EXERCISE => Return the material exactly, first line through the line containing "(0,0) rectangle (1587,1049);", and nothing more. Pictures stay out.

COLLECTED MATERIAL =>
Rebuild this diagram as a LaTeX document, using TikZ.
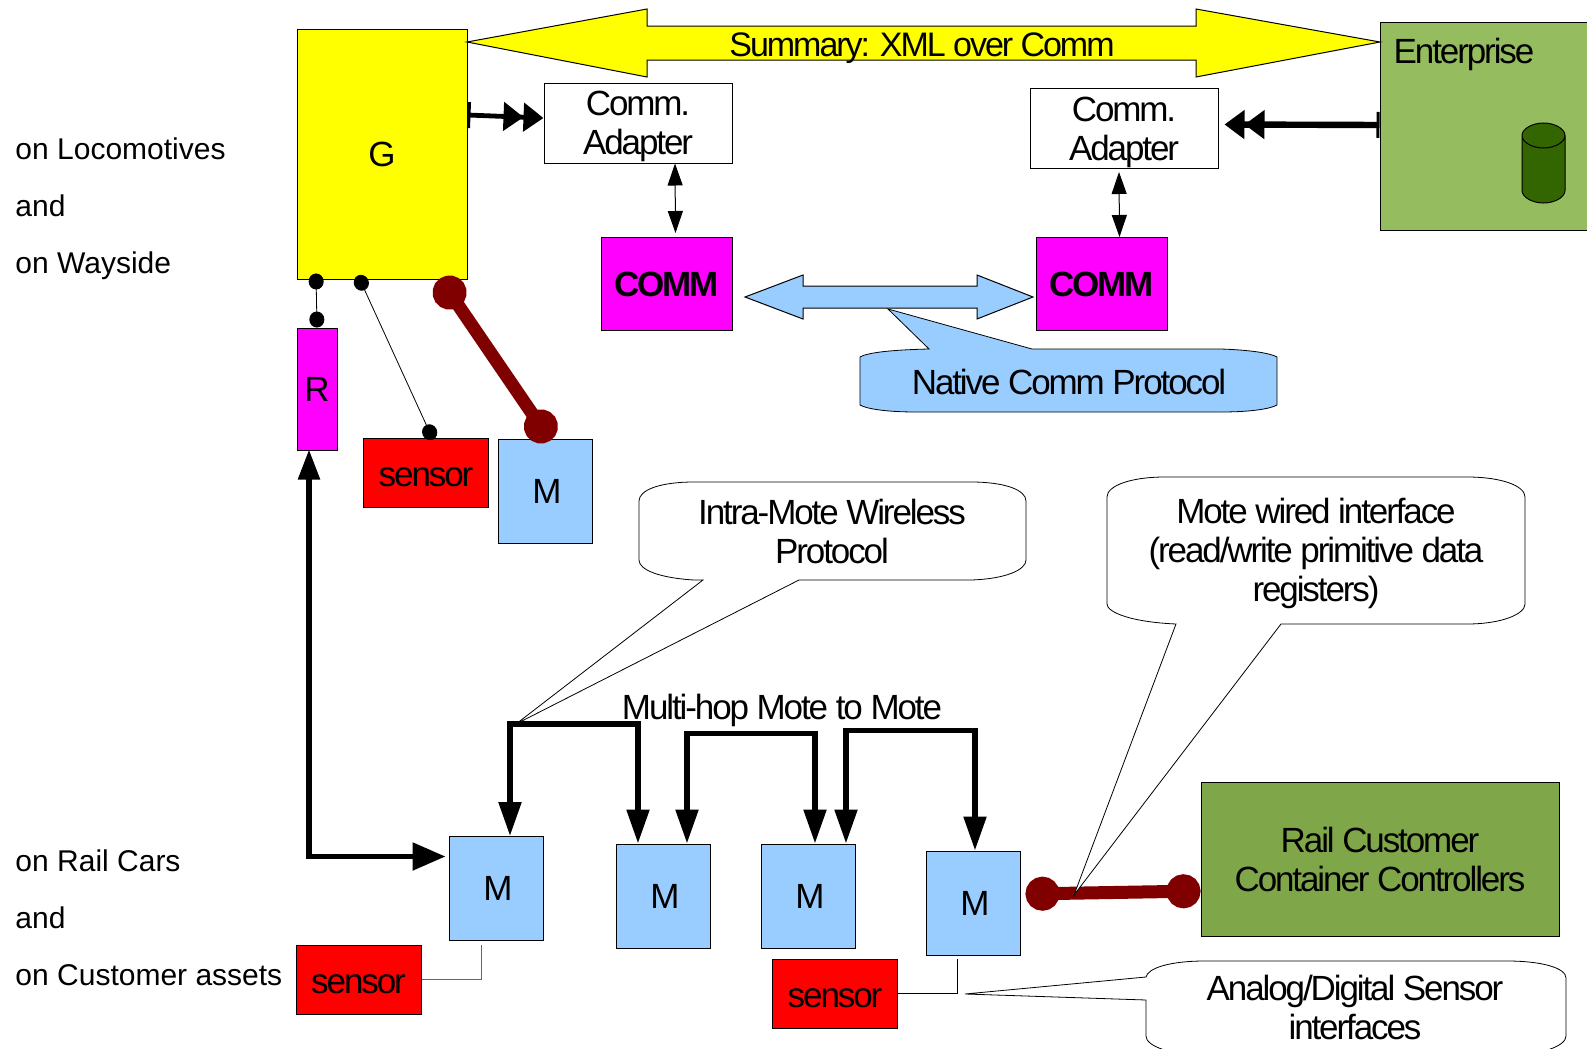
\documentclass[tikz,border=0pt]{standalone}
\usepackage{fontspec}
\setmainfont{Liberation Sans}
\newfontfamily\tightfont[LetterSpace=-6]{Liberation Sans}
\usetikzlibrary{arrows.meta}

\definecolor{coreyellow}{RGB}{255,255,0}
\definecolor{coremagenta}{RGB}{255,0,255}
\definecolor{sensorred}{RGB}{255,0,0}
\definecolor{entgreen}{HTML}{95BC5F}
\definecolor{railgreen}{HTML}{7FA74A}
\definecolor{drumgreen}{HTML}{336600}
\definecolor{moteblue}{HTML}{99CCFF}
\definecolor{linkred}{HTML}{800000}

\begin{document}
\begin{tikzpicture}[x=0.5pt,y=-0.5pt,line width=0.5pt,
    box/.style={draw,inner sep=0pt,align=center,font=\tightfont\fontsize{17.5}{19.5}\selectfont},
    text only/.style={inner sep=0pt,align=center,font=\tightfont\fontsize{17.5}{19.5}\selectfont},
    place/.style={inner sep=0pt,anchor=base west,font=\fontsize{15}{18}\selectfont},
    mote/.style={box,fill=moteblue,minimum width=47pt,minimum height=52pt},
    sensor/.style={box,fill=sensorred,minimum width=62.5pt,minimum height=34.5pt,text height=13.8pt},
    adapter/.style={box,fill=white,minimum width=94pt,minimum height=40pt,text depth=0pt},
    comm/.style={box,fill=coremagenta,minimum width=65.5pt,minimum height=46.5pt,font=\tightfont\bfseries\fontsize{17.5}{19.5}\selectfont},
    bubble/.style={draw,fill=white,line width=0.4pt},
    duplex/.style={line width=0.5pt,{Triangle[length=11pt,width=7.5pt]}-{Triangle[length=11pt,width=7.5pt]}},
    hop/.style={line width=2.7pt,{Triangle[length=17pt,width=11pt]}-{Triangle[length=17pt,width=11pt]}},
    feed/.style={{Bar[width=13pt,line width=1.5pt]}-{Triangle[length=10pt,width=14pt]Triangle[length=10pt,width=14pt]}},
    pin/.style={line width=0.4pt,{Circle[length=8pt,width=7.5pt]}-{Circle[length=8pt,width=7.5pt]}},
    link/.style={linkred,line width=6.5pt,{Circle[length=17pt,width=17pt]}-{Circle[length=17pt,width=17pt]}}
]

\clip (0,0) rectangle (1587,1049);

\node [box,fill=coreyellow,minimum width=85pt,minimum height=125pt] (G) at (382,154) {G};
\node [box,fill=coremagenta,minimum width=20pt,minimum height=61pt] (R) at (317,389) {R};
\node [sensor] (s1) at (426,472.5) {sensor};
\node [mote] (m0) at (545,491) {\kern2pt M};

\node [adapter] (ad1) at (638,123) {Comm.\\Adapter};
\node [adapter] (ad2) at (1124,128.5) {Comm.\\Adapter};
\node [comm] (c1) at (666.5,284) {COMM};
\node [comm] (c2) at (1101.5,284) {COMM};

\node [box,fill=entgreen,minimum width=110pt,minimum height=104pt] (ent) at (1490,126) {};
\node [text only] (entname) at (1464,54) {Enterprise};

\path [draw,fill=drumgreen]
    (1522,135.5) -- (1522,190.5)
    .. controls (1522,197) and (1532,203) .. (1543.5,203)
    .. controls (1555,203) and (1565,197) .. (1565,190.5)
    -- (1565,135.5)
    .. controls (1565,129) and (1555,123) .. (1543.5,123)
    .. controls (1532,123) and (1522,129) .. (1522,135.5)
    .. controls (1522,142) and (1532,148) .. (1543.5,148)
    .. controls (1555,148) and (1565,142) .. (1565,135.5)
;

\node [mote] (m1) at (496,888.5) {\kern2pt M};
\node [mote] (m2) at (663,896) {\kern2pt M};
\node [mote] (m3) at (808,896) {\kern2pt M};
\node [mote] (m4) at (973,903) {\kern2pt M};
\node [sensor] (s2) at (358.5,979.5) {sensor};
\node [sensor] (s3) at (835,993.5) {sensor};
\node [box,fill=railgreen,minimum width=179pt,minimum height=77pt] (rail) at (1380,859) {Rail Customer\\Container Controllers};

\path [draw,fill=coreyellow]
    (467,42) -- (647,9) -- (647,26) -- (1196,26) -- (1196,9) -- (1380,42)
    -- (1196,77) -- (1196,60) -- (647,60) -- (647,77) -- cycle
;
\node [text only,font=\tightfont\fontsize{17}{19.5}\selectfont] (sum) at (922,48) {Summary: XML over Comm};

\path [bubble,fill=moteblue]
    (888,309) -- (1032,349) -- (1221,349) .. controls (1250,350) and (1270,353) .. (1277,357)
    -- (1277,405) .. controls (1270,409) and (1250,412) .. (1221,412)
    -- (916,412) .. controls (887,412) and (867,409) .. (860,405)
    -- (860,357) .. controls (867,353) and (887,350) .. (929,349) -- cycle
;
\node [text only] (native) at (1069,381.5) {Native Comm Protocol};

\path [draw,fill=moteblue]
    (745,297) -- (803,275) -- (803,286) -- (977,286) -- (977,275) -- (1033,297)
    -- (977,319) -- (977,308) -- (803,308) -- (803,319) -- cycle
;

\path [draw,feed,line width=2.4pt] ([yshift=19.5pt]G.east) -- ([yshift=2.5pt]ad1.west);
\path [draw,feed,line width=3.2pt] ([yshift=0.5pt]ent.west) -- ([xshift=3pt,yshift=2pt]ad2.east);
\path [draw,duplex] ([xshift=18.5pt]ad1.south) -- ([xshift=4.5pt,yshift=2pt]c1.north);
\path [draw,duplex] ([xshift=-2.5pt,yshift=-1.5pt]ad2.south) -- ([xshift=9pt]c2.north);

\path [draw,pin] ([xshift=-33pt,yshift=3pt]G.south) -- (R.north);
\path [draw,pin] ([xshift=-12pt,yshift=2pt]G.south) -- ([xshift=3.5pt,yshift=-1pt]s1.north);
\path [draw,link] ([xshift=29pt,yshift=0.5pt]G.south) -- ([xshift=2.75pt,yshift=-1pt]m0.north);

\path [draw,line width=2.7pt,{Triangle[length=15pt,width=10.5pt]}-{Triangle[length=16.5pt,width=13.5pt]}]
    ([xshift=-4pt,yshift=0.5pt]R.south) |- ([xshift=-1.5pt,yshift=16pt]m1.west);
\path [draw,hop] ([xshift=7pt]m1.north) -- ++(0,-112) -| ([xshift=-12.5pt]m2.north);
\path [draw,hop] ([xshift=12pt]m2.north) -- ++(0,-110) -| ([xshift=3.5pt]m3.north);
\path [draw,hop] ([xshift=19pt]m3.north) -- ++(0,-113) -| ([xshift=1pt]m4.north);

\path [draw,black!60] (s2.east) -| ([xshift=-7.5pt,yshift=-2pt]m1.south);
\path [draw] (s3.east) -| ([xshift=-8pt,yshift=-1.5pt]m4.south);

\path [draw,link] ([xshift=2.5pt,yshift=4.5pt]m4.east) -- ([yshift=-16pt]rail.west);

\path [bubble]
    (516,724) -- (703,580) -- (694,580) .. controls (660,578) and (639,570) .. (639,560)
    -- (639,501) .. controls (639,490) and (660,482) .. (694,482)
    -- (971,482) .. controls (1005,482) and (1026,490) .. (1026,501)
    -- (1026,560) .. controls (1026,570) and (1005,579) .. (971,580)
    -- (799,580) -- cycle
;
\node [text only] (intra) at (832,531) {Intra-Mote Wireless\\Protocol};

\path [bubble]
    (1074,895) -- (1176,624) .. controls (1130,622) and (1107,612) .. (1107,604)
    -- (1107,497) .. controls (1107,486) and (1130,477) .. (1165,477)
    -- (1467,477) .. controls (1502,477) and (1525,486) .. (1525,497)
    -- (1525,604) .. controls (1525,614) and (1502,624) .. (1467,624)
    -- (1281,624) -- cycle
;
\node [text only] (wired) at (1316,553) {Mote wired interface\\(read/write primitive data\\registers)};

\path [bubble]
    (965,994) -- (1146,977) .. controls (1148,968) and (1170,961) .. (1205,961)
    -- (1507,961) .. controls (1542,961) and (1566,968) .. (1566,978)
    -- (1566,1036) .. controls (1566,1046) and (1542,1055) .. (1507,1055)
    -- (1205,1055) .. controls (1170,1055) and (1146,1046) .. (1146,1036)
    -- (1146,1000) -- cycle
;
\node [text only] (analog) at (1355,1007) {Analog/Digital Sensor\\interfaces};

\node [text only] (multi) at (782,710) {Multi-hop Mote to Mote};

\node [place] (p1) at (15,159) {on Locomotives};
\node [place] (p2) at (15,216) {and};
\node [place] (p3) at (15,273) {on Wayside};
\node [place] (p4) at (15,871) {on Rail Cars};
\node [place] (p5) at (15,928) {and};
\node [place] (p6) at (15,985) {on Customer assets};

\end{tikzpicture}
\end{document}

OUTPUT FOR THIS TASK =>
Rebuild this diagram as a LaTeX document, using TikZ.
\documentclass[tikz,border=0pt]{standalone}
\usepackage{fontspec}
\setmainfont{Liberation Sans}
\newfontfamily\tightfont[LetterSpace=-6]{Liberation Sans}
\usetikzlibrary{arrows.meta}

\definecolor{coreyellow}{RGB}{255,255,0}
\definecolor{coremagenta}{RGB}{255,0,255}
\definecolor{sensorred}{RGB}{255,0,0}
\definecolor{entgreen}{HTML}{95BC5F}
\definecolor{railgreen}{HTML}{7FA74A}
\definecolor{drumgreen}{HTML}{336600}
\definecolor{moteblue}{HTML}{99CCFF}
\definecolor{linkred}{HTML}{800000}

\begin{document}
\begin{tikzpicture}[x=0.5pt,y=-0.5pt,line width=0.5pt,
    box/.style={draw,inner sep=0pt,align=center,font=\tightfont\fontsize{17.5}{19.5}\selectfont},
    text only/.style={inner sep=0pt,align=center,font=\tightfont\fontsize{17.5}{19.5}\selectfont},
    place/.style={inner sep=0pt,anchor=base west,font=\fontsize{15}{18}\selectfont},
    mote/.style={box,fill=moteblue,minimum width=47pt,minimum height=52pt},
    sensor/.style={box,fill=sensorred,minimum width=62.5pt,minimum height=34.5pt,text height=13.8pt},
    adapter/.style={box,fill=white,minimum width=94pt,minimum height=40pt,text depth=0pt},
    comm/.style={box,fill=coremagenta,minimum width=65.5pt,minimum height=46.5pt,font=\tightfont\bfseries\fontsize{17.5}{19.5}\selectfont},
    bubble/.style={draw,fill=white,line width=0.4pt},
    duplex/.style={line width=0.5pt,{Triangle[length=11pt,width=7.5pt]}-{Triangle[length=11pt,width=7.5pt]}},
    hop/.style={line width=2.7pt,{Triangle[length=17pt,width=11pt]}-{Triangle[length=17pt,width=11pt]}},
    feed/.style={{Bar[width=13pt,line width=1.5pt]}-{Triangle[length=10pt,width=14pt]Triangle[length=10pt,width=14pt]}},
    pin/.style={line width=0.4pt,{Circle[length=8pt,width=7.5pt]}-{Circle[length=8pt,width=7.5pt]}},
    link/.style={linkred,line width=6.5pt,{Circle[length=17pt,width=17pt]}-{Circle[length=17pt,width=17pt]}}
]

\clip (0,0) rectangle (1587,1049);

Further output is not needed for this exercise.